Attention Sink
Attention Sinks address a critical issue observed in the use of window attention in autoregressive language models. When window attention is applied, these models often exhibit a sudden decline in fluency as soon as the first token leaves the context window. The underlying reason for this decline lies in an intriguing aspect of LLMs: an overwhelming majority of attention is allocated to the first few tokens of the sequence, termed as "attention sinks." These tokens soak up a disproportionate amount of the attention score—even when they are not semantically relevant.
Why does this happen?
The model relies heavily on these "sink" tokens because the softmax operation in the attention mechanism enforces a sum-to-one constraint.
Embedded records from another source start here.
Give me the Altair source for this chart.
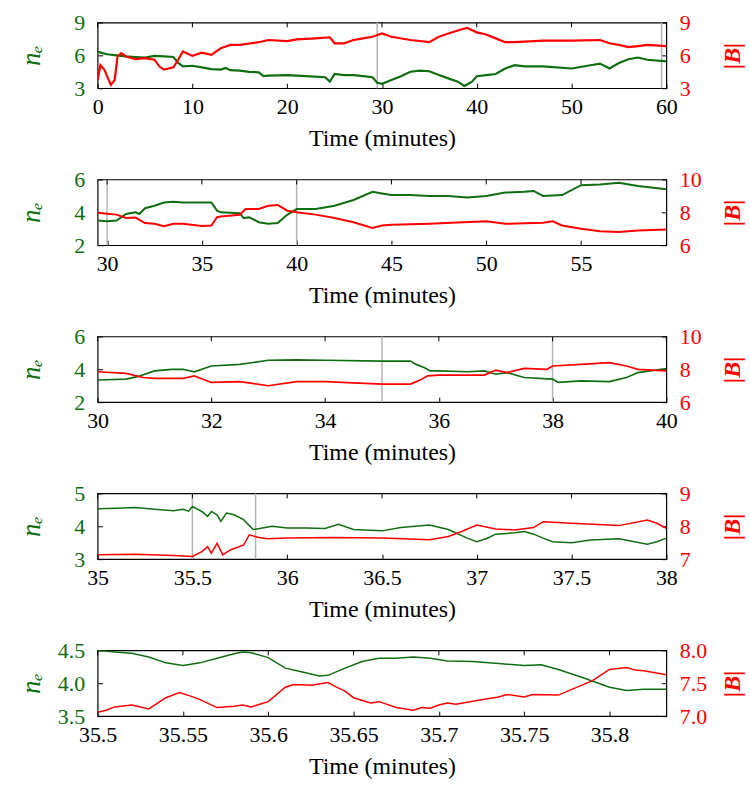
import altair as alt
import pandas as pd

GREEN = "#0f6e0f"
RED = "#ff0000"
GRAY = "#b4b4b4"
FONT = "Liberation Serif"

# ---------------- Panel 1 (0-60 min) ----------------
p1_ne_t = [0, 0.5, 1, 2, 3, 4, 5, 6, 7, 8, 8.5, 9, 10, 11, 12, 13, 13.5, 14, 15, 16, 17, 17.5, 18, 20, 22, 24,
           24.5, 25, 26, 27, 28, 29, 29.5, 30, 31, 32, 33, 34, 35, 36, 37, 38, 38.7, 39.5, 40, 41, 42, 43, 44,
           45, 47, 50, 52, 53, 54, 55, 56, 57, 58, 60]
p1_ne = [6.35, 6.2, 6.1, 6.0, 5.9, 5.85, 5.8, 5.95, 5.9, 5.85, 5.3, 5.0, 5.05, 4.9, 4.75, 4.7, 4.85, 4.65, 4.6, 4.5,
         4.45, 4.1, 4.15, 4.2, 4.1, 4.0, 3.6, 4.3, 4.2, 4.2, 4.1, 4.0, 3.5, 3.4, 3.75, 4.1, 4.5, 4.6, 4.55, 4.2, 3.9,
         3.6, 3.2, 3.6, 4.1, 4.2, 4.3, 4.8, 5.1, 5.0, 5.0, 4.8, 5.1, 5.25, 4.8, 5.3, 5.65, 5.8, 5.6, 5.45]
p1_b_t = [0, 0.3, 0.7, 1, 1.4, 1.8, 2.1, 2.5, 3, 4, 5, 6, 6.5, 7, 8, 8.5, 9, 10, 11, 12, 13, 14, 15, 17, 18, 20, 21,
          23, 24.5, 25, 26, 27, 28, 29, 30, 31, 33, 35, 36, 37, 38.5, 39, 40, 41, 42, 43, 44, 47, 50, 53, 54, 55,
          56, 57, 58, 60]
p1_b = [3.75, 5.1, 4.7, 4.1, 3.3, 3.75, 5.9, 6.2, 5.9, 5.65, 5.75, 5.6, 5.0, 4.7, 4.9, 5.6, 6.35, 5.95, 6.25, 6.05,
        6.65, 6.95, 6.95, 7.2, 7.4, 7.3, 7.45, 7.55, 7.65, 7.1, 7.1, 7.4, 7.55, 7.7, 8.0, 7.7, 7.4, 7.2, 7.7, 8.0,
        8.4, 8.5, 8.1, 7.9, 7.55, 7.2, 7.2, 7.35, 7.35, 7.4, 7.1, 6.95, 6.75, 6.85, 6.95, 6.85]
p1_xticks = [0, 10, 20, 30, 40, 50, 60]
p1_marks = [29.5, 59.5]

# ---------------- Panel 2 (29.5-59.5 min) ----------------
p2_ne_t = [29.5, 30, 30.5, 31, 31.5, 31.7, 32, 32.5, 33, 33.5, 34, 35, 35.5, 35.8, 36, 37, 37.2, 37.5, 38, 38.5, 39,
           39.5, 40, 41, 42, 43, 44, 44.5, 45, 46, 47, 48, 49, 50, 51, 52, 52.5, 53, 54, 55, 56, 57, 58, 59.5]
p2_ne = [3.5, 3.45, 3.5, 3.9, 4.0, 3.9, 4.25, 4.4, 4.6, 4.65, 4.6, 4.6, 4.6, 4.1, 4.0, 3.95, 3.65, 3.7, 3.4, 3.3,
         3.35, 3.85, 4.2, 4.2, 4.4, 4.75, 5.25, 5.15, 5.05, 5.05, 5.0, 5.0, 4.9, 5.0, 5.2, 5.25, 5.3, 5.0, 5.05,
         5.65, 5.7, 5.8, 5.6, 5.4]
p2_b_t = [29.5, 30, 30.5, 31, 31.5, 32, 32.5, 33, 33.5, 34, 35, 35.5, 35.8, 36, 37, 37.3, 38, 38.5, 39, 39.5, 40, 41,
          42, 43, 44, 44.5, 45, 47, 50, 51, 53, 53.5, 54, 55, 56, 57, 58, 59.5]
p2_b = [7.98, 7.92, 7.86, 7.66, 7.68, 7.35, 7.3, 7.15, 7.3, 7.3, 7.17, 7.2, 7.7, 7.75, 7.85, 8.2, 8.2, 8.4, 8.45,
        8.1, 8.0, 7.86, 7.65, 7.4, 7.05, 7.2, 7.25, 7.3, 7.45, 7.3, 7.37, 7.45, 7.2, 7.0, 6.85, 6.8, 6.9, 6.95]
p2_xticks = [30, 35, 40, 45, 50, 55]
p2_marks = [30, 40]

# ---------------- Panel 3 (30-40 min) ----------------
p3_ne_t = [30, 30.5, 30.7, 31, 31.3, 31.5, 31.7, 32, 32.5, 32.7, 33, 33.5, 34, 35, 35.5, 35.6, 35.75, 35.85, 36,
           36.5, 36.8, 37, 37.2, 37.5, 38, 38.1, 38.5, 39, 39.3, 39.5, 40]
p3_ne = [3.35, 3.4, 3.55, 3.9, 4.0, 4.0, 3.85, 4.2, 4.3, 4.4, 4.55, 4.57, 4.55, 4.5, 4.5, 4.3, 4.1, 3.9, 3.9, 3.85,
         3.9, 3.7, 3.8, 3.5, 3.4, 3.2, 3.3, 3.25, 3.5, 3.8, 4.05]
p3_b_t = [30, 30.5, 30.8, 31, 31.5, 31.7, 32, 32.5, 33, 33.5, 34, 35, 35.5, 35.7, 35.8, 36, 36.8, 37, 37.2, 37.5,
          37.9, 38, 38.5, 39, 39.3, 39.5, 40]
p3_b = [7.85, 7.75, 7.5, 7.45, 7.45, 7.6, 7.2, 7.25, 7.0, 7.25, 7.25, 7.1, 7.1, 7.4, 7.6, 7.65, 7.65, 7.95, 7.8,
        8.05, 8.0, 8.2, 8.3, 8.4, 8.2, 8.0, 7.9]
p3_xticks = [30, 32, 34, 36, 38, 40]
p3_marks = [35, 38]

# ---------------- Panel 4 (35-38 min) ----------------
p4_ne_t = [35.0, 35.1, 35.2, 35.3, 35.4, 35.45, 35.48, 35.5, 35.55, 35.58, 35.6, 35.63, 35.65, 35.68, 35.72, 35.77,
           35.82, 35.87, 35.92, 36.0, 36.1, 36.2, 36.27, 36.35, 36.5, 36.6, 36.75, 36.85, 36.95, 37.0, 37.05, 37.1,
           37.2, 37.25, 37.3, 37.35, 37.4, 37.5, 37.6, 37.75, 37.9, 37.95, 38.0]
p4_ne = [4.53, 4.55, 4.57, 4.52, 4.47, 4.52, 4.46, 4.6, 4.45, 4.3, 4.45, 4.35, 4.15, 4.4, 4.35, 4.2, 3.9, 3.95, 4.0,
         3.95, 3.95, 3.93, 4.06, 3.9, 3.86, 3.96, 4.04, 3.9, 3.64, 3.53, 3.62, 3.76, 3.8, 3.84, 3.76, 3.64, 3.53,
         3.5, 3.58, 3.62, 3.45, 3.53, 3.64]
p4_b_t = [35.0, 35.2, 35.4, 35.5, 35.55, 35.58, 35.6, 35.63, 35.66, 35.7, 35.77, 35.8, 35.85, 35.9, 36.0, 36.25,
          36.5, 36.75, 36.85, 36.92, 37.0, 37.1, 37.2, 37.3, 37.35, 37.5, 37.75, 37.9, 37.95, 38.0]
p4_b = [7.13, 7.15, 7.11, 7.08, 7.23, 7.38, 7.18, 7.48, 7.13, 7.28, 7.43, 7.74, 7.66, 7.62, 7.64, 7.66, 7.64, 7.59,
        7.69, 7.84, 8.04, 7.92, 7.89, 7.96, 8.14, 8.09, 8.02, 8.19, 8.09, 7.94]
p4_xticks = [35, 35.5, 36, 36.5, 37, 37.5, 38]
p4_marks = [35.5, 35.8333]

# ---------------- Panel 5 (35.5-35.833 min) ----------------
p5_ne_t = [35.5, 35.51, 35.52, 35.53, 35.54, 35.55, 35.56, 35.57, 35.58, 35.585, 35.59, 35.6, 35.61, 35.62, 35.63,
           35.635, 35.645, 35.655, 35.665, 35.675, 35.685, 35.695, 35.705, 35.72, 35.735, 35.75, 35.76, 35.77,
           35.785, 35.8, 35.81, 35.82, 35.8333]
p5_ne = [4.5, 4.475, 4.455, 4.40, 4.31, 4.27, 4.31, 4.38, 4.45, 4.475, 4.465, 4.39, 4.23, 4.17, 4.11, 4.12, 4.23,
         4.33, 4.38, 4.38, 4.40, 4.38, 4.34, 4.33, 4.30, 4.27, 4.28, 4.21, 4.08, 3.94, 3.89, 3.91, 3.91]
p5_b_t = [35.5, 35.505, 35.51, 35.52, 35.53, 35.54, 35.548, 35.555, 35.56, 35.57, 35.58, 35.585, 35.59, 35.595,
          35.6, 35.61, 35.615, 35.625, 35.635, 35.64, 35.645, 35.65, 35.66, 35.665, 35.675, 35.685, 35.69, 35.695,
          35.7, 35.705, 35.71, 35.725, 35.735, 35.74, 35.75, 35.755, 35.77, 35.78, 35.79, 35.8, 35.81, 35.815,
          35.82, 35.8333]
p5_b = [7.06, 7.09, 7.14, 7.17, 7.11, 7.28, 7.36, 7.30, 7.25, 7.13, 7.15, 7.17, 7.14, 7.18, 7.22, 7.44, 7.48, 7.47,
        7.51, 7.44, 7.38, 7.28, 7.20, 7.22, 7.13, 7.09, 7.13, 7.12, 7.17, 7.20, 7.18, 7.25, 7.29, 7.33, 7.29, 7.33,
        7.32, 7.43, 7.54, 7.71, 7.74, 7.70, 7.69, 7.63]
p5_xticks = [35.5, 35.55, 35.6, 35.65, 35.7, 35.75, 35.8]
p5_marks = []

W, H = 571, 66


def panel(ne_t, ne, b_t, b, xdom, xticks, marks, ldom, lticks, rdom, rticks, yfmt, sw):
    xaxis = alt.Axis(values=xticks, format="~r", title="Time (minutes)", offset=-5, tickSize=5,
                     domain=False, labelPadding=8, titlePadding=10, labelFlush=False, labelOverlap=False,
                     titleFontSize=24)
    X = alt.X("t:Q", scale=alt.Scale(domain=xdom, nice=False, zero=False), axis=xaxis)
    lines_ne = alt.Chart(pd.DataFrame({"t": ne_t, "v": ne})).mark_line(
        color=GREEN, strokeWidth=sw, clip=True).encode(
        x=X,
        y=alt.Y("v:Q", scale=alt.Scale(domain=ldom, nice=False, zero=False),
                axis=alt.Axis(orient="left", values=[float(v) for v in lticks], format=yfmt, title="nₑ",
                              titleColor=GREEN, labelColor=GREEN, offset=-5, tickSize=5, domain=False,
                              labelPadding=13, titleFontStyle="italic", titleFontSize=27, titleX=-71,
                              titleAngle=270, titleBaseline="middle", titleAlign="center", labelFlush=False,
                              labelOverlap=False, labelSeparation=0)))
    lines_b = alt.Chart(pd.DataFrame({"t": b_t, "v": b})).mark_line(
        color=RED, strokeWidth=sw, clip=True).encode(
        x=X,
        y=alt.Y("v:Q", scale=alt.Scale(domain=rdom, nice=False, zero=False),
                axis=alt.Axis(orient="right", values=[float(v) for v in rticks], format=yfmt, title="|B|",
                              titleColor=RED, labelColor=RED, offset=-5, tickSize=5, domain=False,
                              labelPadding=13, titleFontStyle="italic", titleFontWeight="bold", titleFontSize=24,
                              titleX=71, titleAngle=270, titleBaseline="middle", titleAlign="center",
                              labelFlush=False, labelOverlap=False, labelSeparation=0)))
    top_ticks = alt.Chart(pd.DataFrame({"t": xticks})).mark_rule(color="black", strokeWidth=1).encode(
        x=X, y=alt.value(0), y2=alt.value(5))
    layers = []
    if marks:
        layers.append(alt.Chart(pd.DataFrame({"t": marks})).mark_rule(color=GRAY, strokeWidth=1.5).encode(x=X))
    layers += [top_ticks, lines_ne, lines_b]
    return alt.layer(*layers).resolve_scale(y="independent").properties(width=W, height=H)


charts = [
    panel(p1_ne_t, p1_ne, p1_b_t, p1_b, [0, 60], p1_xticks, p1_marks, [3, 9], [3, 6, 9], [3, 9], [3, 6, 9],
          ".0f", 2.2),
    panel(p2_ne_t, p2_ne, p2_b_t, p2_b, [29.5, 59.5], p2_xticks, p2_marks, [2, 6], [2, 4, 6], [6, 10],
          [6, 8, 10], ".0f", 2.0),
    panel(p3_ne_t, p3_ne, p3_b_t, p3_b, [30, 40], p3_xticks, p3_marks, [2, 6], [2, 4, 6], [6, 10], [6, 8, 10],
          ".0f", 1.7),
    panel(p4_ne_t, p4_ne, p4_b_t, p4_b, [35, 38], p4_xticks, p4_marks, [3, 5], [3, 4, 5], [7, 9], [7, 8, 9],
          ".0f", 1.5),
    panel(p5_ne_t, p5_ne, p5_b_t, p5_b, [35.5, 35.8333], p5_xticks, p5_marks, [3.5, 4.5], [3.5, 4.0, 4.5],
          [7.0, 8.0], [7.0, 7.5, 8.0], ".1f", 1.5),
]

chart = alt.vconcat(*charts, spacing=91.6, bounds="flush").properties(
    padding={"left": 17, "top": 9, "right": 5, "bottom": 5}
).configure_view(stroke="black", strokeWidth=1.2).configure_axis(
    grid=False, labelFont=FONT, titleFont=FONT, labelFontSize=22, titleFontSize=22,
    titleFontWeight="normal", labelColor="black", titleColor="black", tickColor="black", tickWidth=1,
    labelOverlap=False
)

chart.save("out.html", embed_options={"renderer": "svg", "actions": False})
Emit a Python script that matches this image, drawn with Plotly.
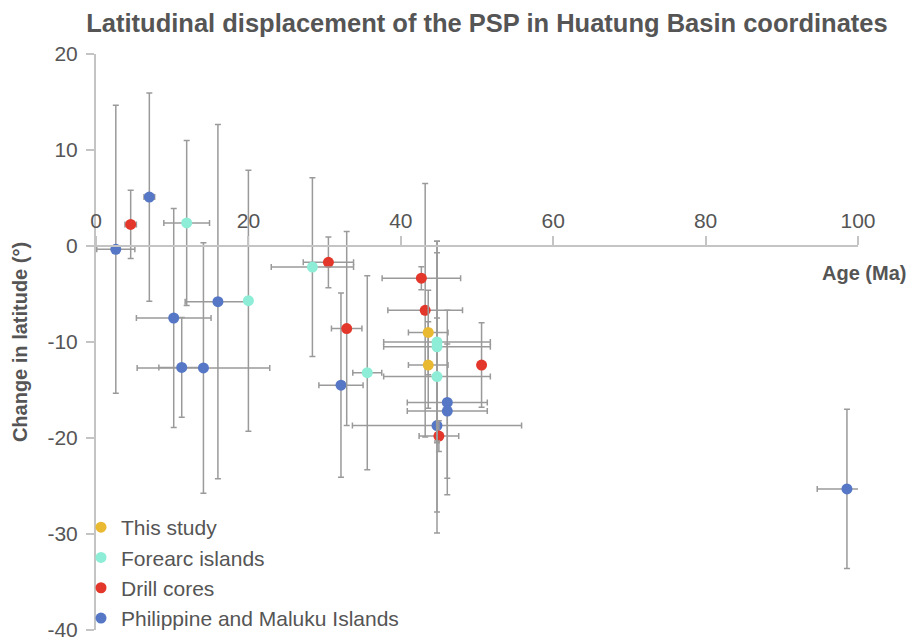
import plotly.graph_objects as go

# ---- data ----
series_names = ["This study", "Forearc islands", "Drill cores", "Philippine and Maluku Islands"]
series_colors = ["#E9B932", "#8EEDD6", "#E3372B", "#5577C5"]

this_x = [43.6, 43.6]
this_y = [-9.0, -12.4]
this_xerr = [2.6, 2.6]
this_yerr = [4.4, 4.5]

fore_x = [11.9, 20.0, 28.4, 35.6, 44.75, 44.75, 44.75]
fore_y = [2.4, -5.7, -2.2, -13.2, -10.0, -10.5, -13.6]
fore_xerr = [3.0, 0, 5.4, 1.9, 7.0, 7.0, 7.0]
fore_yerr = [8.6, 13.6, 9.3, 10.1, 10.5, 9.8, 14.1]

drill_x = [4.55, 30.5, 32.9, 42.7, 43.2, 50.6, 45.0]
drill_y = [2.25, -1.7, -8.6, -3.35, -6.7, -12.4, -19.8]
drill_xerr = [0.75, 3.3, 2.0, 5.15, 4.9, 0, 2.6]
drill_yerr = [3.55, 2.65, 10.1, 1.2, 13.2, 4.4, 1.6]

phil_x = [2.6, 7.0, 10.2, 11.25, 14.1, 16.0, 32.15, 44.75, 46.1, 46.1, 98.55]
phil_y = [-0.35, 5.1, -7.5, -12.65, -12.7, -5.8, -14.5, -18.7, -16.3, -17.2, -25.3]
phil_xerr = [2.5, 0.7, 4.9, 3.0, 8.7, 4.3, 2.9, 11.1, 5.25, 5.25, 3.9]
phil_yerr = [15.0, 10.85, 11.4, 5.2, 13.05, 18.45, 9.6, 11.2, 9.6, 7.0, 8.3]

x_ticks = [0, 20, 40, 60, 80, 100]
y_ticks = [20, 10, 0, -10, -20, -30, -40]

FONT = "Liberation Sans, Arial, sans-serif"
TXT = "#555555"
AXIS = "#c4c4c4"
ERR = "#9a9a9a"

# drawing order (later on top); legend order set by legendrank
data = [
    (series_names[3], series_colors[3], phil_x, phil_y, phil_xerr, phil_yerr, 4),
    (series_names[2], series_colors[2], drill_x, drill_y, drill_xerr, drill_yerr, 3),
    (series_names[1], series_colors[1], fore_x, fore_y, fore_xerr, fore_yerr, 2),
    (series_names[0], series_colors[0], this_x, this_y, this_xerr, this_yerr, 1),
]

fig = go.Figure()
for name, col, xs, ys, xe, ye, rank in data:
    fig.add_trace(go.Scatter(
        x=xs, y=ys, mode="markers", name=name, legendrank=rank,
        marker=dict(color=col, size=11, line=dict(width=0)),
        error_x=dict(type="data", array=xe, color=ERR, thickness=1.5, width=3),
        error_y=dict(type="data", array=ye, color=ERR, thickness=1.5, width=3),
    ))

W, H = 911, 629          # page body adds an 8px offset
PL, PT, PR, PB = 88, 46, 850, 622   # plot area in figure pixels
pw, ph = PR - PL, PB - PT

fig.update_layout(
    width=W, height=H,
    margin=dict(l=PL, r=W - PR, t=PT, b=H - PB, autoexpand=False),
    paper_bgcolor="white", plot_bgcolor="white",
    font=dict(family=FONT, color=TXT, size=21),
    title=dict(text="<b>Latitudinal displacement of the PSP in Huatung Basin coordinates</b>",
               x=479 / W, xanchor="center", xref="container",
               y=1 - 15 / H, yanchor="middle", yref="container",
               font=dict(size=25.5, color=TXT, family=FONT)),
    showlegend=True,
    legend=dict(x=-15 / pw, xanchor="left", y=-9 / ph, yanchor="bottom",
                traceorder="normal",
                font=dict(size=21, color=TXT, family=FONT),
                bgcolor="rgba(0,0,0,0)"),
    xaxis=dict(range=[0, 100], tickvals=x_ticks, ticktext=[str(v) for v in x_ticks],
               anchor="free", position=2 / 3, side="top", automargin=False,
               showline=True, linecolor=AXIS, linewidth=2,
               ticks="outside", ticklen=9, tickcolor=AXIS, tickwidth=2,
               showgrid=False, zeroline=False,
               tickfont=dict(size=21, color=TXT)),
    yaxis=dict(range=[-40, 20], tickvals=y_ticks, ticktext=[str(v) for v in y_ticks],
               automargin=False, ticklabeloverflow="allow",
               showline=True, linecolor=AXIS, linewidth=2,
               ticks="outside", ticklen=8, tickcolor=AXIS, tickwidth=2,
               ticklabelstandoff=4,
               showgrid=False, zeroline=False,
               tickfont=dict(size=21, color=TXT),
               title=dict(text="<b>Change in latitude (°)</b>", standoff=14,
                          font=dict(size=20, color=TXT))),
    annotations=[dict(text="<b>Age (Ma)</b>", xref="paper", yref="paper",
                      x=1 + 50 / pw, xanchor="right",
                      y=2 / 3 - 27 / ph, yanchor="middle",
                      showarrow=False, font=dict(size=20, color=TXT, family=FONT))],
)

fig.write_html("out.html")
In the absence of relevant tokens to match with the next generated token, the model compensates by dumping attention scores into these first few tokens. When window attention is employed and the first token exits the window, the model loses its default 'sink' to offload the attention. This leads to the attention scores being dispersed across all remaining tokens. Consequently, tokens that should not necessarily have high attention scores end up getting them, causing the model to "collapse" and lose fluency.
The Solution
To mitigate this issue, the authors propose an adaptation to the traditional window attention. The revised model always keeps the initial four tokens—i.e., the attention sink tokens—within the window. Moreover, instead of using positions from the original text, they use the positions within the cache to add positional information to the tokens. This ensures that the "sink" tokens remain spatially close to the rest, effectively serving as attention offloading points.